[TASK DETAILS]
Reproduce the listing word for word. Skip any image.

[DATA LINES]

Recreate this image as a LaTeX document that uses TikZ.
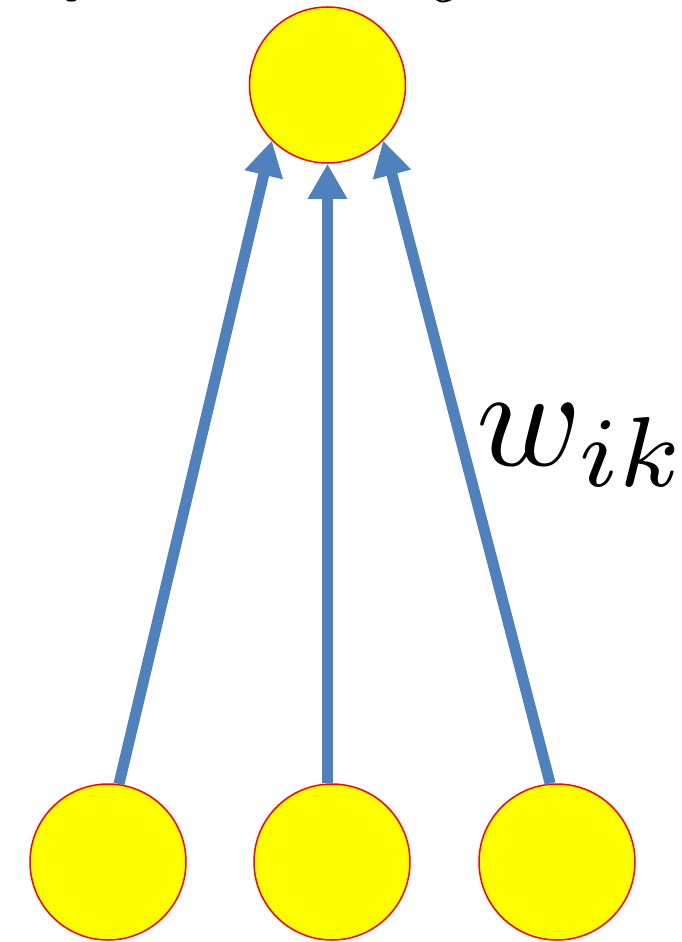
\documentclass[tikz,border=0pt]{standalone}
\usetikzlibrary{arrows.meta}
\definecolor{nodeyellow}{RGB}{255,255,0}
\definecolor{nodered}{RGB}{255,0,0}
\definecolor{arrowblue}{RGB}{79,129,189}
\tikzset{
  neuron/.style={circle, draw=nodered, line width=1.5pt, fill=nodeyellow, minimum size=156pt, inner sep=0pt},
  weight/.style={draw=arrowblue, line width=11pt, -{Triangle[length=35pt,width=37pt]}},
}
\begin{document}
\begin{tikzpicture}[x=1pt,y=-1pt]
\useasboundingbox (0,0) rectangle (682,942);
\begin{scope}
\clip (0,0) rectangle (682,942);
\node[anchor=base west, inner sep=0pt, scale=8] (fragp) at (60,-13) {\bfseries\sffamily p};
\node[anchor=base west, inner sep=0pt, scale=9] (fragy) at (428,-15) {$y$};
\end{scope}
\node[neuron] (top) at (327.5,85) {};
\node[neuron] (b1) at (108,862) {};
\node[neuron] (b2) at (332,862) {};
\node[neuron] (b3) at (557,862) {};
\draw[weight] (b1.82) -- (top.225);
\draw[weight] (b2.north -| top.south) -- (top.south);
\draw[weight] (b3.95) -- (top.315);
\node[anchor=base west, inner sep=0pt, scale=14.2] (lbl) at (474,465) {$w_{ik}$};
\end{tikzpicture}
\end{document}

[EXERCISE ANSWER]
Recreate this image as a LaTeX document that uses TikZ.
\documentclass[tikz,border=0pt]{standalone}
\usetikzlibrary{arrows.meta}
\definecolor{nodeyellow}{RGB}{255,255,0}
\definecolor{nodered}{RGB}{255,0,0}
\definecolor{arrowblue}{RGB}{79,129,189}
\tikzset{
  neuron/.style={circle, draw=nodered, line width=1.5pt, fill=nodeyellow, minimum size=156pt, inner sep=0pt},
  weight/.style={draw=arrowblue, line width=11pt, -{Triangle[length=35pt,width=37pt]}},
}
\begin{document}
\begin{tikzpicture}[x=1pt,y=-1pt]
\useasboundingbox (0,0) rectangle (682,942);
\begin{scope}
\clip (0,0) rectangle (682,942);
\node[anchor=base west, inner sep=0pt, scale=8] (fragp) at (60,-13) {\bfseries\sffamily p};
\node[anchor=base west, inner sep=0pt, scale=9] (fragy) at (428,-15) {$y$};
\end{scope}
\node[neuron] (top) at (327.5,85) {};
\node[neuron] (b1) at (108,862) {};
\node[neuron] (b2) at (332,862) {};
\node[neuron] (b3) at (557,862) {};
\draw[weight] (b1.82) -- (top.225);
\draw[weight] (b2.north -| top.south) -- (top.south);
\draw[weight] (b3.95) -- (top.315);
\node[anchor=base west, inner sep=0pt, scale=14.2] (lbl) at (474,465) {$w_{ik}$};
\end{tikzpicture}
\end{document}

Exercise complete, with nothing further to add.